II DOMENICA DI AVVENTO

     Coraggio, popolo mio …! Siete stati venduti alle nazioni non per essere annientati. … Avete dimenticato chi vi ha allevati, il Dio eterno, avete afflitto anche colei che vi ha nutriti, Gerusalemme. Essa ha … esclamato: «Ascoltate …  Dio mi ha mandato un grande dolore. Ho visto, infatti, la schiavitù in cui l’Eterno ha condotto i miei figli e le mie figlie” (Bar 4,9ss). Con poche parole il profeta Baruc descrive la situazione del popolo d’Israele, in esilio a causa della propria infedeltà a Dio; non Dio ha punito il suo popolo, ma il popolo ha subito le conseguenze delle proprie scelte – “il mio popolo non ha ascoltato la mia voce, Israele non mi ha obbedito: l’ho abbandonato alla durezza del suo cuore. Seguano pure i loro progetti!” (Sl 81,13s) -. Eppure in quella condizione di fatica, di dolore, si sente una parola bella: “Deponi, o Gerusalemme, la veste del lutto e dell’afflizioneSi sono allontanati da te a piedi, incalzati dai nemici; ora Dio te li riconduce in trionfo, come sopra un trono regale” (Bar 5,1;6). E’ l’annuncio del ritorno a casa, della fine dell’esilio.

     Forse ci sembra poco interessante questa notizia – tanto riguarderebbe il passato di un popolo al quale non apparteniamo -; invece questa parola è per tutti coloro che sono consapevoli di essere in cammino verso la patria; coloro per i quali, come scriveva san Giustino “ogni patria straniera è patria loro, e ogni patria è straniera” (Lettera a Diogneto). Noi cristiani possiamo sentirci a casa ovunque, amiamo questa terra nella quale viviamo, ma nessuna patria terrena la sentiamo definitiva, perché solo quando vedremo il Signore “a faccia a faccia”, potremo dire: eccoci all’approdo sospirato. Anche noi siamo in qualche modo in esilio.
    Il profeta Baruc annuncia che “Dio ha deciso di spianare ogni alta montagna e le rupi perenni, di colmare le valli livellando il terreno, perché Israele proceda sicuro” (Bar 5,7) e a sua volta Giovanni Battista grida:  “Preparate la via del Signore, raddrizzate i suoi sentieri!” (Lc 3,4).
     Dio è Signore della storia e per quanto l’uomo possa tentare di ostacolare la Sua azione o addirittura di rovinarla, Egli prima o poi la riprende tra le sue mani.
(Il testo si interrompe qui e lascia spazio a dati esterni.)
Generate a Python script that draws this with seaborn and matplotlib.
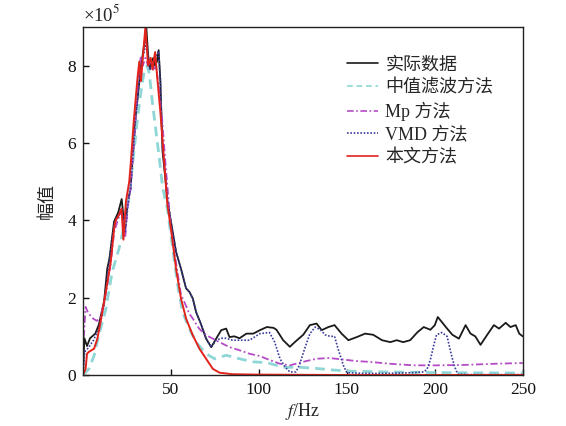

Quante volte abbiamo assistito al tentativo degli uomini di cacciare Dio fuori dalla sua creazione e la tenebra ha cercato di invadere tutto? L’essere umano ha sofferto indicibilmente, ma poi la luce si è sempre riaccesa, il Sole ha ripreso il suo splendore e la vita ha ricominciato a scorrere nelle pieghe della storia.
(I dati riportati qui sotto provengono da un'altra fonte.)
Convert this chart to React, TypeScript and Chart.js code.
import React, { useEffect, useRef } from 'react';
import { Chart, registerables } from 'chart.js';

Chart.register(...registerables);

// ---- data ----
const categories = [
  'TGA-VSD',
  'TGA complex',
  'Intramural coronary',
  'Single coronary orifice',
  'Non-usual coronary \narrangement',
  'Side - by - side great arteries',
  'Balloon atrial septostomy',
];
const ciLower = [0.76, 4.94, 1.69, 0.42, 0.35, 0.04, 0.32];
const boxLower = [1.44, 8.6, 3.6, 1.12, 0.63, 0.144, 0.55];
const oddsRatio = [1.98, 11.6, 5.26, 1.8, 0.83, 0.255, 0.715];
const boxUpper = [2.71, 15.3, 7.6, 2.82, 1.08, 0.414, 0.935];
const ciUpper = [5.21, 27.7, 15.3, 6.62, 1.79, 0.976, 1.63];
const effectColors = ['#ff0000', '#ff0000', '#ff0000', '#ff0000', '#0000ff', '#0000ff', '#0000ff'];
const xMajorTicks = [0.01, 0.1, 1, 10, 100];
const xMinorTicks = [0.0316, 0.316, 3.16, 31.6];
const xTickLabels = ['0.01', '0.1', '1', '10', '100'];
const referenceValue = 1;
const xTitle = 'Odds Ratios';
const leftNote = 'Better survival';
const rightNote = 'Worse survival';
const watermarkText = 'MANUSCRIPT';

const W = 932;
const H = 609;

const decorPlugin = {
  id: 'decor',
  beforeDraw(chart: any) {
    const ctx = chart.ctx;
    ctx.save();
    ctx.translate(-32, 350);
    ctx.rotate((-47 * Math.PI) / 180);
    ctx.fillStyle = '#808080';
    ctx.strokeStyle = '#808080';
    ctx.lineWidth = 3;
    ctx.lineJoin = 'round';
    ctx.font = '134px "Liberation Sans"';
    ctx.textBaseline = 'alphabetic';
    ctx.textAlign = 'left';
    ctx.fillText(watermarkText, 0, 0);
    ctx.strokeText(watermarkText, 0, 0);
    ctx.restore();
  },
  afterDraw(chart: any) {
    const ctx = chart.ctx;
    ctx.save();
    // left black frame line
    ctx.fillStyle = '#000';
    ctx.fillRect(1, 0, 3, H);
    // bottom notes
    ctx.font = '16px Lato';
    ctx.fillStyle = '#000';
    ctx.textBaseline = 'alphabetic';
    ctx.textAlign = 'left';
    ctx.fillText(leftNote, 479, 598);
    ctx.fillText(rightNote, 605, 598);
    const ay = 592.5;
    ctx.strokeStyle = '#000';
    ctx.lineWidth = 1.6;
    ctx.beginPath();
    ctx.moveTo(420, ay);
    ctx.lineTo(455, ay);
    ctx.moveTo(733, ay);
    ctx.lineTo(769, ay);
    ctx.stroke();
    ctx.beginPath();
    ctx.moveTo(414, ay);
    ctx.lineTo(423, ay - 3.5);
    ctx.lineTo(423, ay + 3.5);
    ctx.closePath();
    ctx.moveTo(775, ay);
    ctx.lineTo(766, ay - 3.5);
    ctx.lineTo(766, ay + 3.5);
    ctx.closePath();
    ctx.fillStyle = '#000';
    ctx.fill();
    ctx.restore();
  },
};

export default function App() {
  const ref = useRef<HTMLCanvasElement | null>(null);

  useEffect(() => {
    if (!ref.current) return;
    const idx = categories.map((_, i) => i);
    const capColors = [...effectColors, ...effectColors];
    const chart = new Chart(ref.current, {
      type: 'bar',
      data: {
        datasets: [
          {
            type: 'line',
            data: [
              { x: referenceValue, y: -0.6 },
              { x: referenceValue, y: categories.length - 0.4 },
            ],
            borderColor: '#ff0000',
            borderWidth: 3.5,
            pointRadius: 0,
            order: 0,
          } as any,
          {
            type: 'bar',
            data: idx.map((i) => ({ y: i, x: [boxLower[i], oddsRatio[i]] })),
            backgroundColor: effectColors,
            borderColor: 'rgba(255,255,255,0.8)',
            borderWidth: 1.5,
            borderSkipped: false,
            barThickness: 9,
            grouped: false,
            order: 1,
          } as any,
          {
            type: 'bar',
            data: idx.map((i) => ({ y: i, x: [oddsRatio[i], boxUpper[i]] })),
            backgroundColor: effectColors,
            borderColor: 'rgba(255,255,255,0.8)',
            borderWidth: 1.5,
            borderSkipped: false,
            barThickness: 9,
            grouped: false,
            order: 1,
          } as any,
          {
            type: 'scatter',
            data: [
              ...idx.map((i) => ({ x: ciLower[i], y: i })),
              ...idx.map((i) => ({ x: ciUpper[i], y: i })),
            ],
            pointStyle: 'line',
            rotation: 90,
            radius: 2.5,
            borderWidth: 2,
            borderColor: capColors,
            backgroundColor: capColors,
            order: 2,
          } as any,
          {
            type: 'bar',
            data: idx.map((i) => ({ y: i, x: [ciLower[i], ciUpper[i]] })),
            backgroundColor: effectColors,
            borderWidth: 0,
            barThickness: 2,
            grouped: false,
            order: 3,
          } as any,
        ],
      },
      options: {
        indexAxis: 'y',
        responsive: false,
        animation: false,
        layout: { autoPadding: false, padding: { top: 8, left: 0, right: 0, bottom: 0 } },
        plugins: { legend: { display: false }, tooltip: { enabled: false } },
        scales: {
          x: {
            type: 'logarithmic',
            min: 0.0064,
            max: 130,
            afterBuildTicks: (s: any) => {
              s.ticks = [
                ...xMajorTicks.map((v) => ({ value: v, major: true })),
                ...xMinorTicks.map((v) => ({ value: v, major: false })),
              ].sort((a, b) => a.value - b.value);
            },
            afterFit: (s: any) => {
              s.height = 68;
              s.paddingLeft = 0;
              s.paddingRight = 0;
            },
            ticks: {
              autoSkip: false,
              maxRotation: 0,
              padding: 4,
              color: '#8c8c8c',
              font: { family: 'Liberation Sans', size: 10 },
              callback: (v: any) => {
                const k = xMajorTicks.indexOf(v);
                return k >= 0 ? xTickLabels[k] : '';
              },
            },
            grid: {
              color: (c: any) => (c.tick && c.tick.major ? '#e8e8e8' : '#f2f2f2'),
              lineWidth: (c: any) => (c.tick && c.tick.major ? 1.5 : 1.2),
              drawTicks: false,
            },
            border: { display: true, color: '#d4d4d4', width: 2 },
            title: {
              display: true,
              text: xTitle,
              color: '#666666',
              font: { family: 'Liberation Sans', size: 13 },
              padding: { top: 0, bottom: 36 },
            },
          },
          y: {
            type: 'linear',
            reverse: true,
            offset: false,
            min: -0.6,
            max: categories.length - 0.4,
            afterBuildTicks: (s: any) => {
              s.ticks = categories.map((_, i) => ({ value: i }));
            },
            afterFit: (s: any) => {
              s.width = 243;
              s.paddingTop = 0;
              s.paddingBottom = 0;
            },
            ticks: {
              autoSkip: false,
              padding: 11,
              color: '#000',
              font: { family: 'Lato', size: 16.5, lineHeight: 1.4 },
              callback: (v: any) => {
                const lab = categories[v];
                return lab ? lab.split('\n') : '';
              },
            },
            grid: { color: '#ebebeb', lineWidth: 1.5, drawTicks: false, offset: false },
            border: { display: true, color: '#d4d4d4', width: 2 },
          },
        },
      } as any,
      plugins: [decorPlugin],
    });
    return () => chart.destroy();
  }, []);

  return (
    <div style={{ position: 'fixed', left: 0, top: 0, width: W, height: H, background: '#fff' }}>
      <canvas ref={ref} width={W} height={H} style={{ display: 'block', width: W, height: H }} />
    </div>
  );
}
     L’evangelista Luca scrive: “Nell’anno quindicesimo dell’impero di Tiberio Cesare, mentre Ponzio Pilato era governatore della Giudea, Erode tetrarca della Galilea, e Filippo, suo fratello, tetrarca dell’Iturea e della Traconìtide, e Lisània tetrarca dell’Abilene” (Lc 3,1); è un elenco di uomini potenti, tanto da essere divinizzati (cfr. il caso dell’Imperatore Romano), eppure è bastata una luce accesa da un debole Dio bambino, per far impallidire tutta la loro opera.
     Come vorrei gridare alla tenebra e ai suoi fedeli: “Cessate di perdere tempo! Smettetela di sprecare le vostre frecce avvelenate per un’opera destinata al fallimento. Nessuna debba più soffrire a causa vostra”.
     Dio può spianare le montagne e le rupi perenni, eppure deve fermarsi davanti alle nostre porte chiuse. Egli che potrebbe sfondarle con un soffio, vuole invece che le apriamo noi stessi, per scelta libera. Dio non vuole costringere nessuno ad amarlo e ad accoglierlo; perché chi ama per costrizione e paura, in realtà non ama.
     Per questo giunge sino a noi il grido potente di Giovanni che ci invita al battesimo di conversione; non è che un appello a togliere tutto ciò che impedisce al Signore di entrare nella nostra storia. Scrive Matta el Meskin in un suo splendido testo: “è disperatamente impossibile coniugare le tenebre e la luce, l’amore per sé e l’amore per Dio, l’autocelebrazione e l’esaltazione di Dio, la menzogna e la preghiera, l’impurità e la devozione, l’avidità e l’ambizione e il timor di Dio, il mondo e Dio, il continuo condannare gli altri e l’amarli” (La gioia della preghiera, Qiqajon 49). Se vogliamo che in una stanza esca il buio, bisogna che si apra la finestra ed entri la luce; nello stesso modo, affinché il freddo se ne vada, deve entrare il calore; non è possibile una coesistenza.
     Dio vuole riportarci a casa, ma noi dobbiamo lasciarci prendere per mano, altrimenti continueremo a vivere in esilio, magari nella convinzione di essere già giunti alla meta; purtroppo non è che un’illusione.